NIMRUD, Iraq (Reuters) -- Iraqi archaeologists have discovered an ancient temple and two winged lions dating back nearly 3,000 years in the ancient Assyrian city of Nimrud in northern Iraq, archaeologists said.
Cuneiform writing on the two lions indicated they date back to the reign of the King Ashurnasirpal II, who ruled the Assyrian Empire during the 9th century B.C. The writing also indicated that the building was the temple of Ishtar, ancient Iraqi goddess of love and war.
"Iraqi excavators have discovered in the site between the Ziggurate of Nimrud and Ashurnasirpal II's Palace a building with two winged bulls or lions at its entrance gate," Khalil Ibrahim, head of Iraq's Antiquities Department told Reuters.
The upper parts of the two winged lions have been damaged, but still stand proudly at the building's entrance.

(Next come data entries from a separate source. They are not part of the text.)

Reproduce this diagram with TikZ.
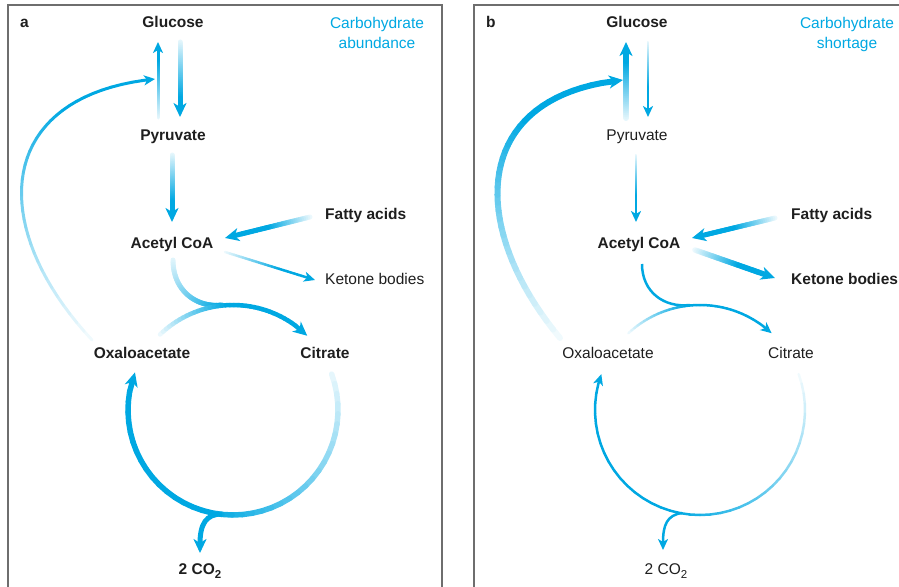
\documentclass[tikz,border=0pt]{standalone}
\usepackage{fontspec}
\setmainfont{Liberation Sans}
\usetikzlibrary{arrows.meta}
\definecolor{pathblue}{RGB}{0,168,226}
\definecolor{framegray}{RGB}{110,110,110}
\definecolor{inktext}{RGB}{30,30,30}

\tikzset{
  metab/.style={font=\fontsize{15.5}{18}\selectfont, text=inktext, inner sep=0pt, anchor=base},
  metabbold/.style={metab, font=\fontsize{15.5}{18}\selectfont\bfseries},
  condition/.style={font=\fontsize{15.5}{20}\selectfont, text=pathblue, inner sep=0pt, align=center, anchor=north},
  bigtip/.style={-{Stealth[length=14pt,width=13pt,inset=4pt]}},
  smalltip/.style={-{Stealth[length=11pt,width=10pt,inset=3pt]}},
  panelframe/.style={draw=framegray, line width=1.2pt}
}

% subscript for CO2
\newcommand{\lowsub}[1]{\raisebox{-0.28em}{\fontsize{11.5}{12}\selectfont #1}}

% points fp0..fp40 along one path segment
\newcommand{\curvepts}[1]{%
  \path #1 \foreach \k [evaluate=\k as \t using \k/40] in {0,...,40} {coordinate[pos=\t] (fp\k)};}
% points fp0..fp40 along a circle arc: cx, cy, r, from, to
\newcommand{\arcpts}[5]{%
  \foreach \k [evaluate=\k as \ang using #4+(#5-#4)*\k/40] in {0,...,40}
    {\coordinate (fp\k) at ({#1+#3*cos(\ang)},{#2+#3*sin(\ang)});}}
% stroke through fp0..fp40: width, first shade, index of full shade, index of tip, tip style
\newcommand{\fadedraw}[5]{%
  \pgfmathtruncatemacro\lastk{#4-1}
  \foreach \k in {0,...,\lastk}{
    \pgfmathsetmacro\shd{#2+(100-#2)*min(1,\k/#3)}
    \pgfmathtruncatemacro\kk{\k+1}
    \draw[line width=#1, pathblue!\shd!white, line cap=round] (fp\k) -- (fp\kk);
  }
  \draw[line width=#1, pathblue, #5] (fp#4) -- (fp40);}

\begin{document}
\begin{tikzpicture}[x=1pt, y=-1pt]
  \useasboundingbox (0,0) rectangle (899,586);
  \clip (0,0) rectangle (899,586);

  \draw[panelframe] (8,5) rectangle (442,600);
  \draw[panelframe] (474,5) rectangle (912,600);

  % carbohydrate abundance
  \node[metabbold, anchor=base west] (tagA) at (20,28) {a};
  \node[condition] (condA) at (377,17) {Carbohydrate\\abundance};
  \node[metabbold] (glucA) at (173,28) {Glucose};
  \node[metabbold] (pyrA) at (173,140) {Pyruvate};
  \node[metabbold] (acoaA) at (172,248) {Acetyl CoA};
  \node[metabbold, anchor=base west] (fattyA) at (325,219) {Fatty acids};
  \node[metab, anchor=base west] (ketoA) at (325,284) {Ketone bodies};
  \node[metabbold] (oxaA) at (142,358) {Oxaloacetate};
  \node[metabbold] (citA) at (325,358) {Citrate};
  \node[metabbold] (coA) at (200,574) {2 CO\lowsub{2}};

  \curvepts{(158,118) -- (158,42)}
  \fadedraw{3pt}{10}{30}{34}{smalltip}
  \curvepts{(180,42) -- (180,117)}
  \fadedraw{5pt}{10}{30}{32}{bigtip}
  \curvepts{(172,155) -- (172,222)}
  \fadedraw{5pt}{10}{28}{31}{bigtip}
  \curvepts{(310,217) -- (225,238)}
  \fadedraw{5pt}{8}{20}{33}{bigtip}
  \curvepts{(225,252) -- (315,280)}
  \fadedraw{2.5pt}{8}{24}{35}{smalltip}
  \curvepts{(173,260) .. controls (173,292) and (198,308) .. (222,305)}
  \fadedraw{5pt}{12}{40}{40}{}
  \arcpts{233}{410}{105}{226}{315}
  \fadedraw{4.5pt}{8}{18}{36}{bigtip}
  \arcpts{233}{410}{105}{-20}{201}
  \fadedraw{5.5pt}{10}{22}{38}{bigtip}
  \draw[line width=5pt, pathblue, bigtip] (222,514) .. controls (206,514) and (200,524) .. (200,553);
  \curvepts{(92,340) .. controls (-15,225) and (-5,95) .. (155,79)}
  \fadedraw{3pt}{6}{30}{39}{smalltip}

  % carbohydrate shortage
  \begin{scope}[xshift=466pt]
    \node[metabbold, anchor=base west] (tagB) at (20,28) {b};
    \node[condition] (condB) at (381,17) {Carbohydrate\\shortage};
    \node[metabbold] (glucB) at (171,28) {Glucose};
    \node[metab] (pyrB) at (171,140) {Pyruvate};
    \node[metabbold] (acoaB) at (173,248) {Acetyl CoA};
    \node[metabbold, anchor=base west] (fattyB) at (325,219) {Fatty acids};
    \node[metabbold, anchor=base west] (ketoB) at (325,284) {Ketone bodies};
    \node[metab] (oxaB) at (142,358) {Oxaloacetate};
    \node[metab] (citB) at (325,358) {Citrate};
    \node[metab] (coB) at (200,574) {2 CO\lowsub{2}};

    \curvepts{(160,118) -- (160,42)}
    \fadedraw{6pt}{10}{30}{32}{bigtip}
    \curvepts{(182,42) -- (182,117)}
    \fadedraw{2pt}{10}{24}{34}{smalltip}
    \curvepts{(170,155) -- (170,222)}
    \fadedraw{2pt}{10}{24}{33}{smalltip}
    \curvepts{(309,218) -- (226,238)}
    \fadedraw{5pt}{8}{20}{33}{bigtip}
    \curvepts{(229,250) -- (309,278)}
    \fadedraw{5.5pt}{8}{22}{33}{bigtip}
    \draw[line width=2.5pt, pathblue] (176,264) .. controls (176,292) and (198,308) .. (224,305);
    \arcpts{234}{410}{105}{227}{313}
    \fadedraw{2.5pt}{8}{16}{37}{smalltip}
    \arcpts{234}{410}{105}{-20}{200}
    \fadedraw{2.5pt}{6}{22}{39}{smalltip}
    \draw[line width=2.5pt, pathblue, smalltip] (216,513) .. controls (201,515) and (197,525) .. (197,550);
    \curvepts{(94,338) .. controls (0,225) and (5,95) .. (157,80)}
    \fadedraw{6pt}{6}{28}{38}{bigtip}
  \end{scope}
\end{tikzpicture}
\end{document}
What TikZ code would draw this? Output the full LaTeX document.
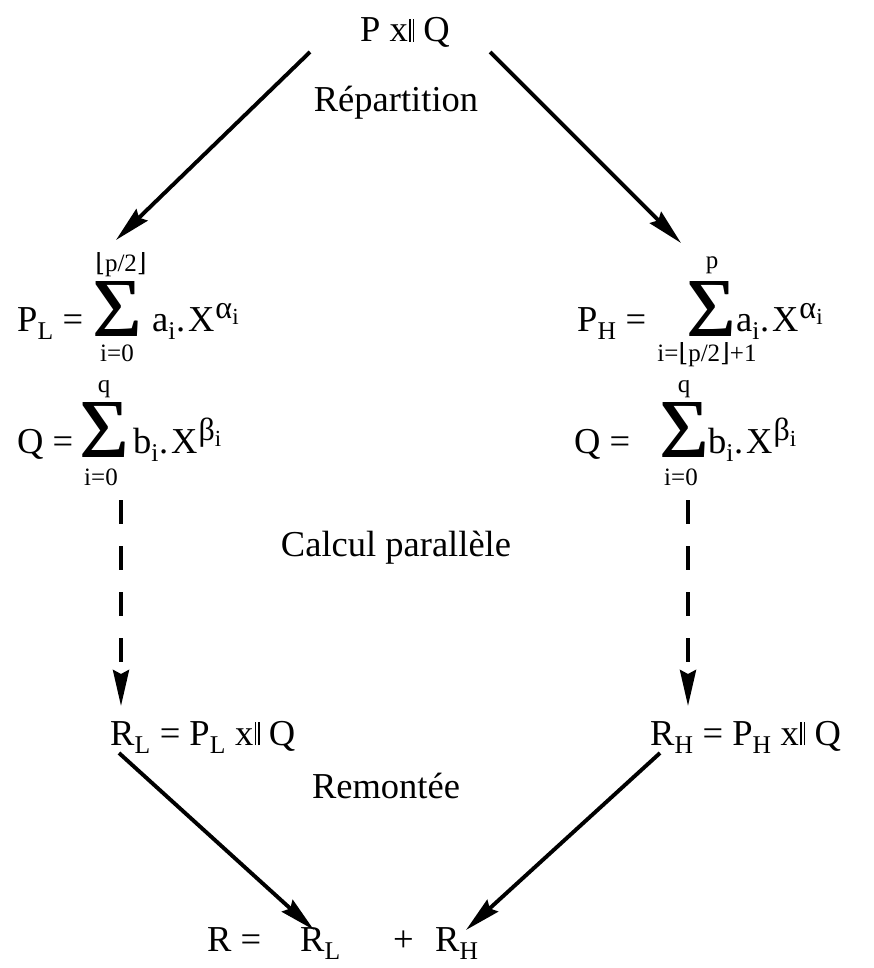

"The nearly 3000-year-old huge sculptures stand at an entrance gate of a building that opens onto a big hall and an inner gate that leads to a big open courtyard," the head of the Nimrud excavation team Muzahim Al-Zawba'iZawba'i said. He said the courtyard floor was covered by bricks, some of which had texts in cuneiform mentioning Ashurnasirpal II.
Nimrud, one of the four great cities of Assyria, is 23 miles to the southeast of Mosul on the east bank of the Tigris. It was from here that Ashurnasirpal II (883-859 B.C.), and his son Shalmaneser III (858-824 B.C.), who constructed the ziggurate and a neighboring temple, ruled a great empire.